I’m trying to write a polynomial in prolog where I study the grade of each variable. My problem is that when I do the validation, the problem doesn’t consider the minus as sign of the coefficient. For example, -4*x is considered as 4*x and the minus expired. I put the code where I also study a simple monomial. Can you help me?
as_monomial(X, m(X, 0, [])) :- number(X), !.
as_monomial(^(Y, Z), m(1, Z, [v(Z, Y)])) :- !.
as_monomial(*(X, ^(Y, Z)), m(G, K, Q)) :- as_monomial(X, m(G, TD, Vars)), K is (TD + Z), ordina_m([v(Z, Y)| Vars], Q), !.
as_monomial(*(X, Y), m(G, K, Q)) :- as_monomial(X, m(G, TD, Vars)), K is (TD + 1), ordina_m([v(1, Y)| Vars], Q), !.
as_monomial(X, m(1, 1, [v(1, X)])).
ordina_m(List, Sorted) :- sort(2, @=<, List, Sorted).
ordina_poly(List, Sorted) :- sort(2, @>=, List, Sorted).
is_monomial(m(_C, TD, VPs)) :- integer(TD), TD >= 0, is_list(VPs).
as_polynomial(+(X, Y), poly(D)) :- as_monomial(Y, Q), is_monomial(Q), as_polynomial(X, poly(Qs)), ordina_poly([Q| Qs], D), !.
as_polynomial(-(X, Y), poly(D)) :- as_monomial(Y, Q), is_monomial(Q), as_polynomial(X, poly(Qs)), ordina_poly([Q| Qs], D), !.
as_polynomial(X, poly([Q])) :- as_monomial(X, Q), is_monomial(Q).
Example:
?- as_polynomial(4*y^6-4*d,Q).
Output:
Q = poly([m(4, 6, [v(6, y)]), m(4, 1, [v(1, d)])]).
Real output:
Q = poly([m(4, 6, [v(6, y)]), m(-4, 1, [v(1, d)])]).

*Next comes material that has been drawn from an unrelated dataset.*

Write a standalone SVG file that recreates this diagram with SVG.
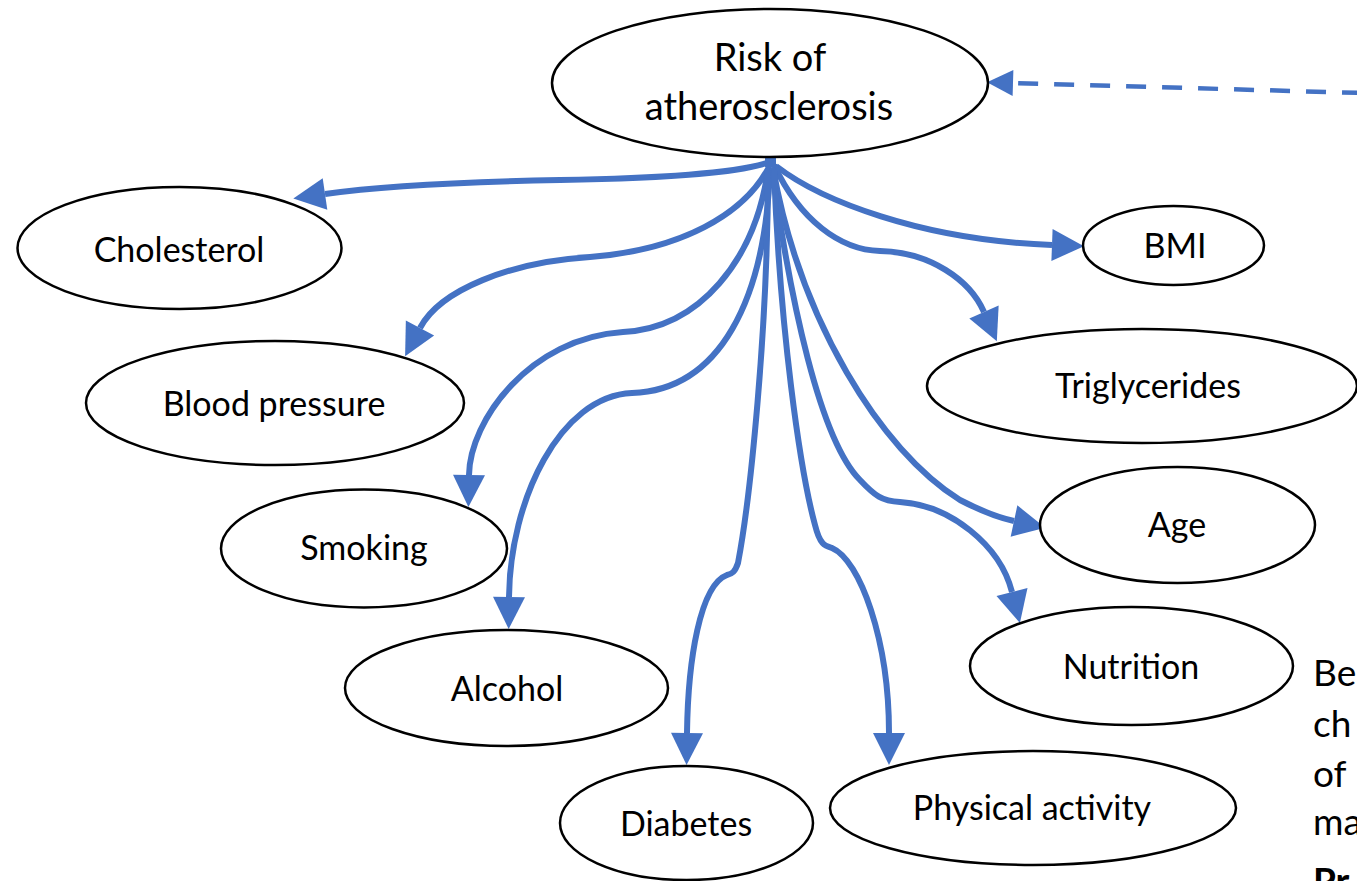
<svg xmlns="http://www.w3.org/2000/svg" width="1357" height="881" viewBox="0 0 1357 881">
<style>
.node ellipse{fill:#ffffff;stroke:#000000;stroke-width:2.5}
.node text{font-family:Lato,"Open Sans","Liberation Sans",sans-serif;font-size:34px;fill:#000000;text-anchor:middle}
.risk text{font-size:38px}
.conn{fill:none;stroke:#4472C4;stroke-width:6;marker-end:url(#arrow)}
.dash{fill:none;stroke:#4472C4;stroke-width:4.5;stroke-dasharray:20 16;marker-end:url(#arrowSmall)}
.side{font-family:Lato,"Open Sans","Liberation Sans",sans-serif;font-size:37px;fill:#000000}
</style>
<defs>
<marker id="arrow" markerUnits="userSpaceOnUse" markerWidth="34" markerHeight="34" viewBox="0 -17 32 34" refX="0" refY="0" orient="auto">
<path d="M0,-16 L32,0 L0,16 Z" fill="#4472C4"/>
</marker>
<marker id="arrowSmall" markerUnits="userSpaceOnUse" markerWidth="28" markerHeight="28" viewBox="0 -14 26 28" refX="0" refY="0" orient="auto">
<path d="M0,-13 L26,0 L0,13 Z" fill="#4472C4"/>
</marker>
</defs>
<rect width="1357" height="881" fill="#ffffff"/>

<g id="connectors">
<path class="dash" d="M1362,93 L1013,83"/>
<path class="conn" d="M770,162 C740,172 680,178 560,180 C450,182 380,186 325,194"/>
<path class="conn" d="M776,166 C820,200 920,240 1052,245"/>
<path class="conn" d="M770,165 C745,215 680,250 590,257 C510,262 440,290 420,328"/>
<path class="conn" d="M774,165 C800,220 840,250 880,251 C930,252 970,280 984,312"/>
<path class="conn" d="M768,170 C755,260 700,328 623,332 C530,338 470,420 469,475"/>
<path class="conn" d="M773,168 C800,320 880,450 960,500 C985,513 1000,518 1014,521"/>
<path class="conn" d="M770,170 C765,300 720,390 632,393 C560,396 510,500 509,597"/>
<path class="conn" d="M772,168 C790,300 820,440 860,480 C875,496 882,501 900,502 C950,505 1000,545 1012,592"/>
<path class="conn" d="M768,170 C768,330 750,500 738,563 C735,572 732,574 727,575 C700,585 688,660 687,733"/>
<path class="conn" d="M774,170 C780,330 800,470 815,525 C820,545 825,546 832,548 C860,560 889,640 889,733"/>
<rect x="765" y="157" width="11" height="10" fill="#4472C4"/>
</g>

<g id="node-risk" class="node risk">
<ellipse cx="770" cy="83" rx="218" ry="74"/>
<text x="770" y="71">Risk of</text>
<text x="769" y="120">atherosclerosis</text>
</g>
<g id="node-cholesterol" class="node">
<ellipse cx="179.5" cy="248" rx="162" ry="61"/>
<text x="179" y="262">Cholesterol</text>
</g>
<g id="node-bmi" class="node">
<ellipse cx="1173.5" cy="245.5" rx="90.5" ry="39.5"/>
<text x="1175" y="258">BMI</text>
</g>
<g id="node-blood-pressure" class="node">
<ellipse cx="275" cy="403" rx="189" ry="62"/>
<text x="274" y="416">Blood pressure</text>
</g>
<g id="node-triglycerides" class="node">
<ellipse cx="1142" cy="386" rx="215" ry="57"/>
<text x="1148" y="398">Triglycerides</text>
</g>
<g id="node-smoking" class="node">
<ellipse cx="364" cy="548.5" rx="143" ry="59"/>
<text x="364" y="560">Smoking</text>
</g>
<g id="node-age" class="node">
<ellipse cx="1177.5" cy="525" rx="137.5" ry="58"/>
<text x="1177" y="537">Age</text>
</g>
<g id="node-alcohol" class="node">
<ellipse cx="506.5" cy="688" rx="161.5" ry="58"/>
<text x="507" y="701">Alcohol</text>
</g>
<g id="node-nutrition" class="node">
<ellipse cx="1131.5" cy="666" rx="161.5" ry="59"/>
<text x="1131" y="679">Nutrition</text>
</g>
<g id="node-diabetes" class="node">
<ellipse cx="686.5" cy="823" rx="126.5" ry="57"/>
<text x="686" y="836">Diabetes</text>
</g>
<g id="node-physical-activity" class="node">
<ellipse cx="1033" cy="808" rx="203" ry="57"/>
<text x="1032" y="820">Physical activity</text>
</g>

<g id="side-text">
<text class="side" x="1313" y="686">Be</text>
<text class="side" x="1313" y="737">ch</text>
<text class="side" x="1313" y="787">of</text>
<text class="side" x="1313" y="835">ma</text>
<text class="side" x="1313" y="894" font-weight="bold">Pr</text>
</g>
</svg>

Where "-4" is the coefficient, "1" is totaldegree, and the list is the other variables.
Thanks for all.
You "expired" the minus yourself in the second clause of as_polynomial/2. Do you notice that the bodies of:
as_polynomial(+(X, Y), poly(D)) :- ...
and
as_polynomial(-(X, Y), poly(D)) :- ...
are identical?
You probably need to pass the minus to your as_monomial(-Y, Q) instead of as_monomial(Y, Q) and treat the term -X in another clause of as_monomial/2.
There is a whole bunch of cuts and I have the feeling most of them are not necessary, esp. if you know that in *(A, B), A is a number and B and atom, or that in ^(A, B), A is an atom and B is a number.